Closing that gap may mean expediting upskilling at all seniority levels. Senior leaders should be offered specialized AI courses, while regulators can link junior talent with leading firms involved in advanced AI projects, both locally and internationally, to forge stronger ties.

Manage data and reputational risks

The lack of proper training may also pose a severe cyber risk to Singapore’s businesses. Almost 90% of Singaporeans report exposing proprietary data while using AI tools for tasks such as analyzing company data or writing e-mails. It’s a rate that’s behind only workers from India, the United Arab Emirates, and Indonesia. The Singapore government’s “AI Verify” tool provides a testing framework to help organizations use AI systems safely and securely.

Employees need training in both the technical aspects of generative AI tools and how to engage with them responsibly.

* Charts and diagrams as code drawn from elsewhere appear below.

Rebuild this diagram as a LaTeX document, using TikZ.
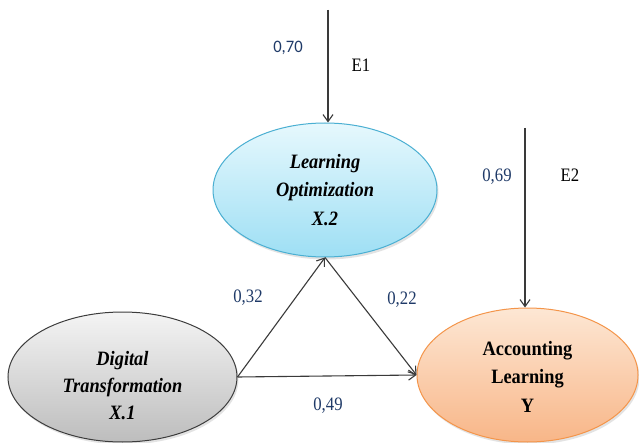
\documentclass[tikz,border=0pt]{standalone}
\usepackage{fontspec}
\setmainfont{Liberation Serif}
\newfontfamily\varfont[FakeStretch=0.9]{Liberation Serif}
\newfontfamily\coeffont[FakeStretch=0.88]{Liberation Serif}
\newfontfamily\calfont[FakeStretch=0.95]{Carlito}
\usetikzlibrary{shapes.geometric,arrows.meta,shadows}

\definecolor{coefblue}{HTML}{1F3A68}
\definecolor{linegray}{HTML}{3A3A3A}
\definecolor{lotop}{HTML}{E6F8FD}
\definecolor{lobot}{HTML}{9EDFF4}
\definecolor{lodraw}{HTML}{4AAFD2}
\definecolor{dttop}{HTML}{F4F4F4}
\definecolor{dtbot}{HTML}{BDBDBD}
\definecolor{dtdraw}{HTML}{3C3C3C}
\definecolor{altop}{HTML}{FDE7D4}
\definecolor{albot}{HTML}{F8B688}
\definecolor{aldraw}{HTML}{F4954A}

\begin{document}
\begin{tikzpicture}[x=1pt,y=-1pt,
  latent/.style={ellipse, inner sep=0pt, line width=1pt,
    drop shadow={opacity=0.22, shadow xshift=1.5pt, shadow yshift=-2.5pt}},
  lostyle/.style={latent, draw=lodraw, top color=lotop, bottom color=lobot},
  dtstyle/.style={latent, draw=dtdraw, top color=dttop, bottom color=dtbot},
  alstyle/.style={latent, draw=aldraw, top color=altop, bottom color=albot},
  vartext/.style={align=center, inner sep=0pt},
  coef/.style={anchor=base, inner sep=0pt, text=coefblue, font=\coeffont\fontsize{19}{22}\selectfont},
  errlabel/.style={anchor=base, inner sep=0pt, font=\coeffont\fontsize{19}{22}\selectfont},
  link/.style={draw=linegray, line width=1.1pt, -{Straight Barb[length=7pt,width=10pt]}}
]
  % canvas
  \fill[white] (0,0) rectangle (639,443);
  \useasboundingbox (0,0) rectangle (639,443);

  % latent variables
  \node[lostyle, minimum width=224pt, minimum height=134pt] (lo) at (325,190) {};
  \node[dtstyle, minimum width=229pt, minimum height=130pt] (dt) at (122.5,377) {};
  \node[alstyle, minimum width=221pt, minimum height=134pt] (al) at (527.5,375) {};

  \node[vartext, font=\varfont\fontsize{20.4}{28.5}\selectfont\bfseries\itshape] (lotext) at (325,190)
    {Learning\\Optimization\\X.2};
  \node[vartext, font=\varfont\fontsize{20.4}{27}\selectfont\bfseries\itshape] (dttext) at (122.5,386)
    {Digital\\Transformation\\X.1};
  \node[vartext, font=\varfont\fontsize{20.4}{28.5}\selectfont\bfseries] (altext) at (527.5,376.5)
    {Accounting\\Learning\\Y};

  % error terms
  \coordinate (e1) at (328,10);
  \coordinate (e2) at (525,128);
  \draw[link] (e1) -- (e1 |- lo.north);
  \draw[link] (e2) -- (e2 |- al.north);

  % structural paths
  \draw[link] (dt.east) -- (lo.south);
  \draw[link] (lo.south) -- (al.west);
  \draw[link] (dt.east) -- (al.west);

  % coefficients and error labels
  \node[coef, font=\calfont\fontsize{17.5}{22}\selectfont] (c70) at (288,53) {0,70};
  \node[errlabel] (le1) at (361,72) {E1};
  \node[coef] (c69) at (497,182) {0,69};
  \node[errlabel] (le2) at (570,182) {E2};
  \node[coef] (c32) at (248,302) {0,32};
  \node[coef] (c22) at (402,304) {0,22};
  \node[coef] (c49) at (328,410) {0,49};
\end{tikzpicture}
\end{document}
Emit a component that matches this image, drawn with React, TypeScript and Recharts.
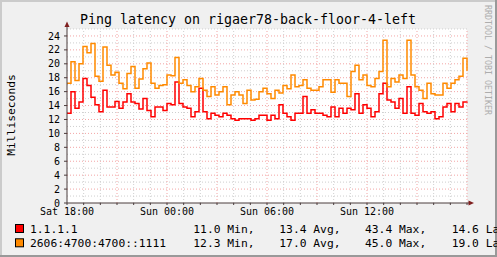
import React from "react";
import { LineChart, Line, XAxis, YAxis, CartesianGrid, ReferenceLine } from "recharts";

// sampling step (hours) of the consolidated series; 0 = Sat 18:00
const stepHours = 0.24;

// 1.1.1.1 latency (ms)
const cloudflareV4 = [
  12.9, 16.0, 13.6, 14.5, 17.9, 16.9, 15.2, 14.1, 13.1, 16.2, 13.8, 13.8, 14.6, 13.6, 14.5, 15.7, 14.5, 14.3, 13.5, 15.0, 13.3, 12.4, 13.8, 13.8, 13.3,
  14.3, 14.1, 17.4, 14.3, 13.8, 13.6, 12.4, 13.1, 16.5, 13.1, 12.1, 12.9, 12.6, 12.4, 12.9, 12.6, 12.1, 11.9, 12.1, 12.1, 12.1, 11.9, 12.1, 12.6, 12.6,
  11.9, 12.6, 12.1, 14.1, 12.9, 12.4, 11.9, 12.9, 12.9, 15.3, 12.9, 13.4, 12.9, 12.9, 12.6, 12.4, 13.8, 12.4, 13.6, 12.9, 13.6, 13.4, 15.7, 12.9, 14.1,
  13.6, 12.4, 13.1, 15.7, 17.2, 14.8, 14.5, 13.6, 15.0, 12.9, 16.7, 12.9, 12.6, 14.3, 13.1, 12.9, 13.1, 12.1, 12.4, 13.8, 14.3, 13.1, 14.3, 13.8, 14.5,
  14.6,
];

// 2606:4700:4700::1111 latency (ms)
const cloudflareV6 = [
  17.2, 20.3, 17.6, 20.0, 22.5, 21.6, 22.9, 18.2, 17.5, 22.4, 19.8, 18.4, 18.8, 17.2, 16.4, 18.6, 19.6, 16.5, 17.8, 19.3, 20.1, 17.2, 16.5, 16.9, 17.0,
  18.4, 18.3, 20.9, 17.2, 17.7, 16.9, 16.0, 16.7, 17.9, 16.2, 15.3, 16.7, 15.5, 16.0, 16.7, 14.1, 15.5, 16.0, 15.5, 14.3, 16.2, 14.8, 14.9, 16.0, 16.5,
  15.7, 15.0, 16.2, 15.8, 16.9, 16.4, 18.4, 16.7, 16.9, 17.7, 16.5, 16.2, 16.2, 16.7, 17.7, 17.7, 15.9, 17.7, 17.2, 17.2, 15.3, 18.9, 19.8, 17.7, 18.4,
  16.9, 16.7, 17.9, 18.9, 23.4, 16.7, 17.9, 17.4, 18.4, 17.9, 23.4, 18.4, 16.7, 16.2, 15.0, 17.2, 15.7, 15.5, 15.5, 17.2, 16.5, 17.2, 17.7, 18.2, 20.8,
  19.0,
];

const xLabelHours = [0, 6, 12, 18];
const xLabels = ["Sat 18:00", "Sun 00:00", "Sun 06:00", "Sun 12:00"];
const hourTicks = Array.from({ length: 25 }, (_, i) => i);
const yTicks = [0, 2, 4, 6, 8, 10, 12, 14, 16, 18, 20, 22, 24];
const yGrid = Array.from({ length: 25 }, (_, i) => i + 1);

const seriesNames = ["1.1.1.1", "2606:4700:4700::1111"];
const seriesColors = ["#FF0000", "#FF8A00"];
const statMin = ["11.0 Min,", "12.3 Min,"];
const statAvg = ["13.4 Avg,", "17.0 Avg,"];
const statMax = ["43.4 Max,", "45.0 Max,"];
const statLast = ["14.6 Last", "19.0 Last"];

const data = cloudflareV4.map((v, i) => ({ t: +(i * stepHours).toFixed(2), a: v, b: cloudflareV6[i] }));

const MONO = "'DejaVu Sans Mono', monospace";
const W = 497;
const H = 257;

function XTick(props: any) {
  const { x, y, payload } = props;
  const idx = xLabelHours.indexOf(payload.value);
  if (idx < 0) return <g />;
  return (
    <text x={x} y={y} dy={8} textAnchor="middle" fontFamily={MONO} fontSize={10} fill="#000">
      {xLabels[idx]}
    </text>
  );
}

export default function App() {
  const legendCols = [30, 193.3, 279.3, 365, 451.7];
  const rowBase = [233, 247.3];
  return (
    <div style={{ position: "absolute", left: 0, top: 0, width: W, height: H, overflow: "hidden" }}>
      <svg width={W} height={H} style={{ position: "absolute", left: 0, top: 0 }}>
        <rect x={0} y={0} width={W} height={H} fill="#F0F0F0" />
        <rect x={0} y={0} width={W} height={2} fill="#CBCBCB" />
        <rect x={0} y={0} width={2} height={H} fill="#CBCBCB" />
        <rect x={W - 2} y={0} width={2} height={H} fill="#999999" />
        <rect x={0} y={H - 2} width={W} height={2} fill="#999999" />
        <text x={248} y={24} textAnchor="middle" fontFamily={MONO} fontSize={13.3} fill="#000">
          Ping latency on rigaer78-back-floor-4-left
        </text>
        <text
          x={0}
          y={0}
          transform="translate(15,115) rotate(-90)"
          textAnchor="middle"
          fontFamily={MONO}
          fontSize={11.3}
          fill="#000"
        >
          Milliseconds
        </text>
        <text
          x={0}
          y={0}
          transform="translate(484.5,60) rotate(90)"
          textAnchor="middle"
          fontFamily={MONO}
          fontSize={8.3}
          fill="#ADADAD"
        >
          RRDTOOL / TOBI OETIKER
        </text>
        {seriesNames.map((n, r) => (
          <g key={n}>
            <rect x={15.5} y={rowBase[r] - 8.5} width={8} height={8} fill={seriesColors[r]} stroke="#000" strokeWidth={1} />
            <text x={legendCols[0]} y={rowBase[r]} fontFamily={MONO} fontSize={11.3} fill="#000">{n}</text>
            <text x={legendCols[1]} y={rowBase[r]} fontFamily={MONO} fontSize={11.3} fill="#000">{statMin[r]}</text>
            <text x={legendCols[2]} y={rowBase[r]} fontFamily={MONO} fontSize={11.3} fill="#000">{statAvg[r]}</text>
            <text x={legendCols[3]} y={rowBase[r]} fontFamily={MONO} fontSize={11.3} fill="#000">{statMax[r]}</text>
            <text x={legendCols[4]} y={rowBase[r]} fontFamily={MONO} fontSize={11.3} fill="#000">{statLast[r]}</text>
          </g>
        ))}
      </svg>
      <div style={{ position: "absolute", left: 0, top: 0 }}>
        <LineChart width={W} height={H} data={data} margin={{ top: 29, right: 30, bottom: 24, left: 27 }}>
          <CartesianGrid fill="#FFFFFF" horizontal={false} vertical={false} />
          {yGrid.map((v) => (
            <ReferenceLine
              key={"y" + v}
              y={v}
              stroke={v % 2 === 0 ? "#F3A5A5" : "#CFCFCF"}
              strokeDasharray="1 2"
              strokeWidth={1}
            />
          ))}
          {hourTicks.slice(1).map((h) => (
            <ReferenceLine
              key={"x" + h}
              x={h}
              stroke={h % 3 === 0 ? "#F3A5A5" : "#CFCFCF"}
              strokeDasharray="1 2"
              strokeWidth={1}
            />
          ))}
          <XAxis
            type="number"
            dataKey="t"
            domain={[0, 24]}
            ticks={hourTicks}
            interval={0}
            height={30}
            tickSize={2}
            tickMargin={2}
            axisLine={{ stroke: "#4A3C3C" }}
            tickLine={{ stroke: "#4A3C3C" }}
            tick={<XTick />}
          />
          <YAxis
            type="number"
            domain={[0, 25]}
            ticks={yTicks}
            interval={0}
            width={40}
            tickSize={3}
            tickMargin={4}
            axisLine={{ stroke: "#4A3C3C" }}
            tickLine={{ stroke: "#4A3C3C" }}
            tick={{ fontFamily: MONO, fontSize: 10, fill: "#000" }}
          />
          <Line type="stepAfter" dataKey="a" stroke={seriesColors[0]} strokeWidth={1.5} dot={false} isAnimationActive={false} />
          <Line type="stepAfter" dataKey="b" stroke={seriesColors[1]} strokeWidth={1.5} dot={false} isAnimationActive={false} />
        </LineChart>
      </div>
      <svg width={W} height={H} style={{ position: "absolute", left: 0, top: 0, pointerEvents: "none" }}>
        <line x1={67} y1={29} x2={67} y2={25} stroke="#4A3C3C" />
        <polygon points="64.5,27 69.5,27 67,21.5" fill="#7F1F1F" />
        <line x1={467} y1={203} x2={469} y2={203} stroke="#4A3C3C" />
        <polygon points="468.5,200.5 468.5,205.5 474,203" fill="#7F1F1F" />
      </svg>
    </div>
  );
}
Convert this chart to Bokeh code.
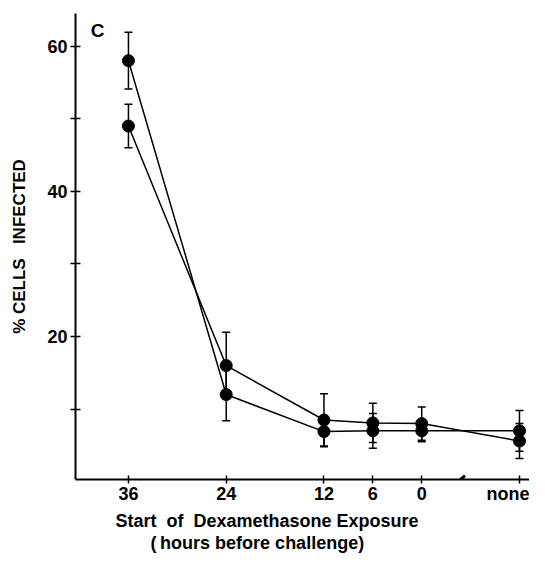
from bokeh.plotting import figure
from bokeh.models import (ColumnDataSource, Range1d, FixedTicker, Whisker, TeeHead, Label, Title)
from bokeh.embed import file_html
from bokeh.resources import INLINE

# ---- data ----
x_labels = ["36", "24", "12", "6", "0", "none"]
x_pos = [36, 24, 12, 6, 0, -12]          # "none" sits one 12-h step past 0
series_a = [58.0, 12.0, 6.9, 7.0, 7.0, 7.0]
err_a = [3.9, 3.6, 2.1, 2.4, 1.5, 2.8]
series_b = [49.0, 16.0, 8.5, 8.1, 8.0, 5.6]
err_b = [3.0, 4.6, 3.6, 2.7, 2.3, 2.4]
y_major = [20, 40, 60]
y_minor = [10, 30, 50]
axis_break = [-4.75]

FONT = "Liberation Sans"
NB = "\u00a0"

p = figure(width=529, height=556, output_backend="svg", toolbar_location=None,
           x_range=Range1d(42.5, -13.23), y_range=Range1d(0.3, 64.5),
           min_border_left=75, min_border_right=0, min_border_top=13,
           min_border_bottom=77)
p.outline_line_color = None
p.grid.visible = False
p.background_fill_color = "white"

for ax in (p.xaxis[0], p.yaxis[0]):
    ax.axis_line_width = 2
    ax.axis_line_color = "black"
    ax.major_tick_line_width = 1.5
    ax.minor_tick_line_width = 1.5
    ax.major_tick_line_color = "black"
    ax.minor_tick_line_color = "black"
    ax.major_label_text_font = FONT
    ax.major_label_text_font_style = "bold"
    ax.major_label_text_font_size = "18px"
    ax.major_label_text_color = "black"
    ax.major_label_standoff = 3

p.xaxis.ticker = FixedTicker(ticks=x_pos)
p.xaxis.major_label_overrides = {k: v for k, v in zip(x_pos, x_labels)}
p.xaxis.major_tick_in = 4
p.xaxis.major_tick_out = 4
p.xaxis.minor_tick_in = 0
p.xaxis.minor_tick_out = 0
p.xaxis.major_label_standoff = 0

p.yaxis.ticker = FixedTicker(ticks=y_major, minor_ticks=y_minor)
p.yaxis.major_tick_in = 5
p.yaxis.major_tick_out = 5
p.yaxis.minor_tick_in = 5
p.yaxis.minor_tick_out = 5
p.yaxis.axis_label = "%" + NB + "CELLS" + NB + NB + NB + "INFECTED"
p.yaxis.axis_label_text_font = FONT
p.yaxis.axis_label_text_font_style = "bold"
p.yaxis.axis_label_text_font_size = "17px"
p.yaxis.axis_label_text_color = "black"
p.yaxis.axis_label_standoff = 15

src_a = ColumnDataSource(dict(x=x_pos, y=series_a,
                              lo=[v - e for v, e in zip(series_a, err_a)],
                              hi=[v + e for v, e in zip(series_a, err_a)]))
src_b = ColumnDataSource(dict(x=x_pos, y=series_b,
                              lo=[v - e for v, e in zip(series_b, err_b)],
                              hi=[v + e for v, e in zip(series_b, err_b)]))

for src in (src_a, src_b):
    w = Whisker(source=src, base="x", upper="hi", lower="lo", dimension="height",
                line_color="black", line_width=1.5,
                upper_head=TeeHead(size=8, line_width=1.5, line_color="black"),
                lower_head=TeeHead(size=8, line_width=1.5, line_color="black"))
    p.add_layout(w)
    p.line("x", "y", source=src, line_color="black", line_width=1.5)
    p.scatter("x", "y", source=src, size=12, fill_color="black", line_color="black")

# axis break mark
p.scatter(x=axis_break, y=[0.3], marker="dash", size=12, angle=0.7,
          line_color="black", line_width=3)

# panel letter
p.add_layout(Label(x=39.8, y=62.1, text="C", text_font=FONT, text_font_style="bold",
                   text_color="black", text_font_size="19px",
                   text_align="center", text_baseline="middle"))

# x title (two lines) as one title below the axis
line1 = "Start" + NB + " of" + NB + " Dexamethasone Exposure"
line2 = NB * 7 + "(\u2009hours before challenge)"
t1 = Title(text=line1 + "\n" + line2, align="left", offset=40,
           text_font=FONT, text_font_style="bold", text_font_size="18px",
           text_color="black", text_line_height=1.1, standoff=5)
p.add_layout(t1, "below")

open("out.html", "w").write(file_html(p, INLINE))
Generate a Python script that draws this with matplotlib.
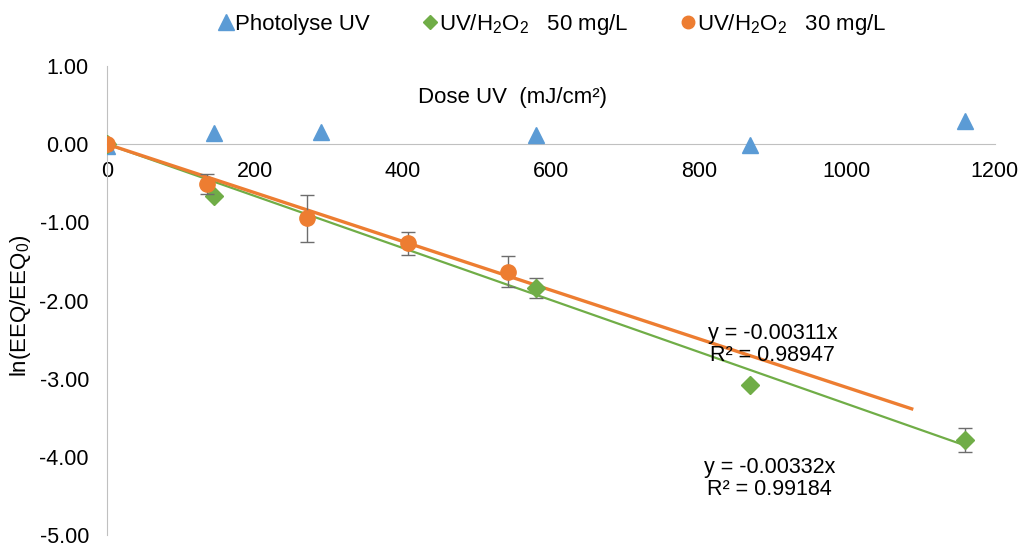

Some 54% of Singaporeans report seeing incorrect AI-generated outputs at work. Developing protocols to ensure the quality and reliability of AI outputs will reduce the likelihood of harmful or inaccurate content.

To establish Singapore as an AI hub, it is vital to have an upskilled workforce. Government and business initiatives to strengthen Singapore’s AI ecosystem can become even more competitive with a robust and confident talent pool.